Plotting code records
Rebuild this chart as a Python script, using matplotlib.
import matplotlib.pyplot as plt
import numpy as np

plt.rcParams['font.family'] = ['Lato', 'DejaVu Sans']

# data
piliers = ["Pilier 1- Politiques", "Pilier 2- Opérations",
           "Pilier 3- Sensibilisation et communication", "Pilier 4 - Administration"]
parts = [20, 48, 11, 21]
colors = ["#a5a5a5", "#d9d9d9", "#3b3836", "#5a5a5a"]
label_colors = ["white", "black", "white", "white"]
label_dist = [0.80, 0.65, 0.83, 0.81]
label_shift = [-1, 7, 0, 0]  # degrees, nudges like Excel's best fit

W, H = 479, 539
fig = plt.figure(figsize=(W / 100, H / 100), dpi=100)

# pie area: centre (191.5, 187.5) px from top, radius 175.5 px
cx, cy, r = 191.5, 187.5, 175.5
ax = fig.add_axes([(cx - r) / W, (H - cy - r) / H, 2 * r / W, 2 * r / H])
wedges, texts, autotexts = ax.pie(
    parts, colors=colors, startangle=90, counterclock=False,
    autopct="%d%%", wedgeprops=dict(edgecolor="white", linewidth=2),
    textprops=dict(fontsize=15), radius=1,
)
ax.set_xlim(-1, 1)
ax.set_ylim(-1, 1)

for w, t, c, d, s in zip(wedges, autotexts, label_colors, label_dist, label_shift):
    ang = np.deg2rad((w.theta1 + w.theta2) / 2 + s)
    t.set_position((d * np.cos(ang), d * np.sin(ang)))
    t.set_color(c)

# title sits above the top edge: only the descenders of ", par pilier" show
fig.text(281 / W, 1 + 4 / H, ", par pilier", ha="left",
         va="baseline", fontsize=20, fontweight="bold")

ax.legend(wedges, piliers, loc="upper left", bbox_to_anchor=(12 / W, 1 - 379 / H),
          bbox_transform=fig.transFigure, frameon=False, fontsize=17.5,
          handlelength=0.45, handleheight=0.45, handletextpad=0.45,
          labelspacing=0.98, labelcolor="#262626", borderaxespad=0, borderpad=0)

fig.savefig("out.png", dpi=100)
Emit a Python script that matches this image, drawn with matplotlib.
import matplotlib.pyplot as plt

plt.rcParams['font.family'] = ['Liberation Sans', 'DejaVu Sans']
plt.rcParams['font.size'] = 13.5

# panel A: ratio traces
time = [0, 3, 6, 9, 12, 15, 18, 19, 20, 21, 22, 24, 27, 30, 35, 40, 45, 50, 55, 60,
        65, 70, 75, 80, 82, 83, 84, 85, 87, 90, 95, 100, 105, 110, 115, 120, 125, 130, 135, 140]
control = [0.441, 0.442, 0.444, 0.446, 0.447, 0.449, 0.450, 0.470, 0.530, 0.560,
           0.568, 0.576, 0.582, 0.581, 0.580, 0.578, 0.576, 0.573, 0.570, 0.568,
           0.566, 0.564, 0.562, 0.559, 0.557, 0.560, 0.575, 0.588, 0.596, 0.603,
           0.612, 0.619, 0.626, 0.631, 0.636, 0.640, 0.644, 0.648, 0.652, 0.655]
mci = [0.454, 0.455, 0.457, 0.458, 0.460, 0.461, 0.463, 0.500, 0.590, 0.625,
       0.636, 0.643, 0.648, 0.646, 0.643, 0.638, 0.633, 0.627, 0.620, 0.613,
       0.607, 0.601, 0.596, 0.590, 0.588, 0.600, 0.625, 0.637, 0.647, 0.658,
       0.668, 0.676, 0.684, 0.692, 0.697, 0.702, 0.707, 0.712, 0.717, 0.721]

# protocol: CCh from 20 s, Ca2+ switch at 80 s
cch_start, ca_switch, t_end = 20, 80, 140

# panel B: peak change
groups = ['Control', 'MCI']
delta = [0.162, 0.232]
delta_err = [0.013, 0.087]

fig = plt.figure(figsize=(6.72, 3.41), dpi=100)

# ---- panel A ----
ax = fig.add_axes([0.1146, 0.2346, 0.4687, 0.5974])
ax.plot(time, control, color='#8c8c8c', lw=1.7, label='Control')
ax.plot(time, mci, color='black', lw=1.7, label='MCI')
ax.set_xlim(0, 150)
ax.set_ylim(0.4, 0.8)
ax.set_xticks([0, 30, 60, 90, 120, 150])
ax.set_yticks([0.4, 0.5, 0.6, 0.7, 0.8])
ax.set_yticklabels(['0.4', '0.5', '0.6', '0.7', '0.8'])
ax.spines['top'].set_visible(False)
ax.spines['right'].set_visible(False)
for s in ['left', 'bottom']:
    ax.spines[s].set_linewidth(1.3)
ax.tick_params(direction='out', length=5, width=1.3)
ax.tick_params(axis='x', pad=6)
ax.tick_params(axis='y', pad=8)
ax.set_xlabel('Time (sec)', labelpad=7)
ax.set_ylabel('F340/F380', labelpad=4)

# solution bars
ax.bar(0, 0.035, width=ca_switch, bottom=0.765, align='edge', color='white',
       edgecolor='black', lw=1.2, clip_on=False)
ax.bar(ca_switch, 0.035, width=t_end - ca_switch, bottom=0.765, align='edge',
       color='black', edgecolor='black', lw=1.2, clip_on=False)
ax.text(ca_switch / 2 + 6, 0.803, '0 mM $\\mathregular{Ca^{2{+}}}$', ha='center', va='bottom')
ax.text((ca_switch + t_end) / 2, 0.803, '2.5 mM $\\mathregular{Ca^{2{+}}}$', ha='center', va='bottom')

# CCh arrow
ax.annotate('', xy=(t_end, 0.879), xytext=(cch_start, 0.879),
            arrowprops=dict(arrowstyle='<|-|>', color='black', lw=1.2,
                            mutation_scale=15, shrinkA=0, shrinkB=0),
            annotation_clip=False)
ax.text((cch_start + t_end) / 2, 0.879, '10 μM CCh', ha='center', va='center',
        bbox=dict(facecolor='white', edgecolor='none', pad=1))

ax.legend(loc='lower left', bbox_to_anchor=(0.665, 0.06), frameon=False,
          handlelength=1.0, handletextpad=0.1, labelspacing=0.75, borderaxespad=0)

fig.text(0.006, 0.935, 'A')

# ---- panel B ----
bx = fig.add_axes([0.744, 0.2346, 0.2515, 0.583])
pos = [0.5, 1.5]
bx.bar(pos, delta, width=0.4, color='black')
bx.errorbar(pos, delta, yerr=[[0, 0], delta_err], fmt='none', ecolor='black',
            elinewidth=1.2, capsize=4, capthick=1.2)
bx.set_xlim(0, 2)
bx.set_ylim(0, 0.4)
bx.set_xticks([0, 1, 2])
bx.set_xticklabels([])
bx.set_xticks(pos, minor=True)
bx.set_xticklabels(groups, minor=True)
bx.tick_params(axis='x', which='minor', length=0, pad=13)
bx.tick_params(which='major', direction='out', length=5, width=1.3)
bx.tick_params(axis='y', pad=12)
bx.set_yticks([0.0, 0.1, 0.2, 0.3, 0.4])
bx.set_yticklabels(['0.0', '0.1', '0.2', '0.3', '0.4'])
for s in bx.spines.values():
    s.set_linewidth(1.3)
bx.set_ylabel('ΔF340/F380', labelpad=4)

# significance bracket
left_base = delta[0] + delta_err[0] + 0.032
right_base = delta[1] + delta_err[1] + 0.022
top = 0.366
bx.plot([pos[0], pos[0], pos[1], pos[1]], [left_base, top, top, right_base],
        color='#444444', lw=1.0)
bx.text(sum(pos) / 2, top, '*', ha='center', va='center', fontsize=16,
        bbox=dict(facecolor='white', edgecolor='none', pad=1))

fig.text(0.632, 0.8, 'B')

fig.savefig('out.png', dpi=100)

WHAT THE TASK ASKS
Please output the exact lines of the records above, beginning with the first and stopping after the line that holds "fig = plt.figure(figsize=(W", and nothing else.

RESPONSE TO THIS TASK
Rebuild this chart as a Python script, using matplotlib.
import matplotlib.pyplot as plt
import numpy as np

plt.rcParams['font.family'] = ['Lato', 'DejaVu Sans']

# data
piliers = ["Pilier 1- Politiques", "Pilier 2- Opérations",
           "Pilier 3- Sensibilisation et communication", "Pilier 4 - Administration"]
parts = [20, 48, 11, 21]
colors = ["#a5a5a5", "#d9d9d9", "#3b3836", "#5a5a5a"]
label_colors = ["white", "black", "white", "white"]
label_dist = [0.80, 0.65, 0.83, 0.81]
label_shift = [-1, 7, 0, 0]  # degrees, nudges like Excel's best fit

W, H = 479, 539
fig = plt.figure(figsize=(W / 100, H / 100), dpi=100)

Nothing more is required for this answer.